-- START OF DATA EXCERPTS --
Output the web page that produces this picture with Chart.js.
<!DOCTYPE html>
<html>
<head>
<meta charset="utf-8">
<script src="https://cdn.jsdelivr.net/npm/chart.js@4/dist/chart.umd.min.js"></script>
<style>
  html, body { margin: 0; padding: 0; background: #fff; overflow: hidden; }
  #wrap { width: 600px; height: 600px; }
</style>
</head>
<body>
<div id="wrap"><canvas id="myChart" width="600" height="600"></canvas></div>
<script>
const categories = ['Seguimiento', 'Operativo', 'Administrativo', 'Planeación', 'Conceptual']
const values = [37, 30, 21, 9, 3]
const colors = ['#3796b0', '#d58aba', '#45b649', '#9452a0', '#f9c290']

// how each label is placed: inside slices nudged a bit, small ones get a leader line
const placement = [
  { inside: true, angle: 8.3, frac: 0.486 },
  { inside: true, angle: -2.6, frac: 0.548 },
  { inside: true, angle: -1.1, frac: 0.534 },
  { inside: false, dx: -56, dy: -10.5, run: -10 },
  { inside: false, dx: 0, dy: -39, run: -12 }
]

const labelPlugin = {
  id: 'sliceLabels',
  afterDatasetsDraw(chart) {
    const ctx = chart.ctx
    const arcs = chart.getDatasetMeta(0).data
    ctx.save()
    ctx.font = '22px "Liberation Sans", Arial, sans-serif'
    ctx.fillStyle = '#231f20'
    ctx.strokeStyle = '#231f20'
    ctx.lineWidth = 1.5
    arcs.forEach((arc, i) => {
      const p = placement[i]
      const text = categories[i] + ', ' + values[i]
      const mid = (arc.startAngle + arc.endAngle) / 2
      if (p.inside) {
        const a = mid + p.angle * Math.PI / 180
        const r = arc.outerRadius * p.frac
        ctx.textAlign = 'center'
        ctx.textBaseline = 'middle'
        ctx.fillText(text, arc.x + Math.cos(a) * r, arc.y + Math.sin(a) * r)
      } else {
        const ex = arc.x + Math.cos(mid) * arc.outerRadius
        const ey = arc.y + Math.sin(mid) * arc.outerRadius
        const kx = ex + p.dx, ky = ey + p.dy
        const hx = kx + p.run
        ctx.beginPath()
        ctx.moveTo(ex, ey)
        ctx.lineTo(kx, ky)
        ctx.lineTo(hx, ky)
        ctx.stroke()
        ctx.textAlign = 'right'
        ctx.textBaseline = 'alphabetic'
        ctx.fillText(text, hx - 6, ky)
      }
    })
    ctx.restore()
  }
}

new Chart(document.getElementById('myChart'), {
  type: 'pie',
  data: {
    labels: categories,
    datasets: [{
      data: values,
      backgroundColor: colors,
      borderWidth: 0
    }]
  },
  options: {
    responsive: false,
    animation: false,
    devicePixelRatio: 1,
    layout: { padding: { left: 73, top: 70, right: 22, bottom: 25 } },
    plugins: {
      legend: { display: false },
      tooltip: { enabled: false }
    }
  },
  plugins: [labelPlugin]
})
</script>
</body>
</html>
-- END OF DATA EXCERPTS --
-- START OF DATA EXCERPTS --
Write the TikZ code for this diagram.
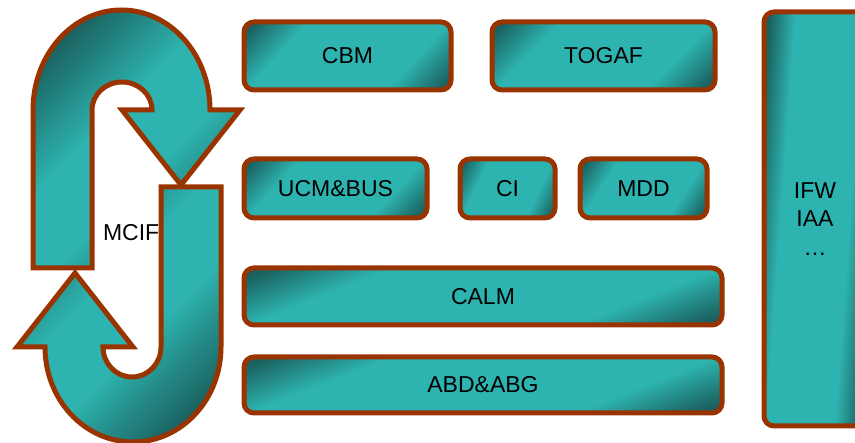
-- END OF DATA EXCERPTS --
-- START OF DATA EXCERPTS --
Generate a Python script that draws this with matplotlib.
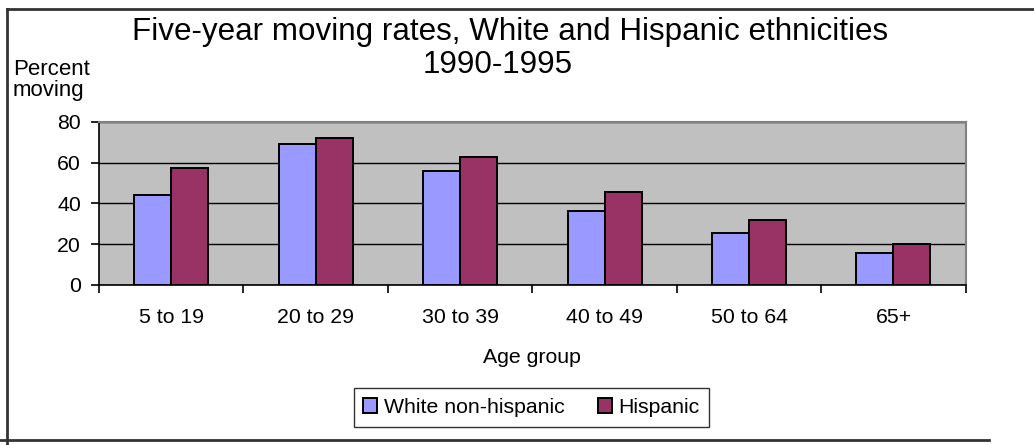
-- END OF DATA EXCERPTS --
SET EXERCISE: Quote the data above from the line containing "Output the web" to the line containing "['#3796b0', '#d58aba', '#45b649', '#9452a0', '#f9c290']", inclusive, and stop.

ANSWER TO THE TASK:
Output the web page that produces this picture with Chart.js.
<!DOCTYPE html>
<html>
<head>
<meta charset="utf-8">
<script src="https://cdn.jsdelivr.net/npm/chart.js@4/dist/chart.umd.min.js"></script>
<style>
  html, body { margin: 0; padding: 0; background: #fff; overflow: hidden; }
  #wrap { width: 600px; height: 600px; }
</style>
</head>
<body>
<div id="wrap"><canvas id="myChart" width="600" height="600"></canvas></div>
<script>
const categories = ['Seguimiento', 'Operativo', 'Administrativo', 'Planeación', 'Conceptual']
const values = [37, 30, 21, 9, 3]
const colors = ['#3796b0', '#d58aba', '#45b649', '#9452a0', '#f9c290']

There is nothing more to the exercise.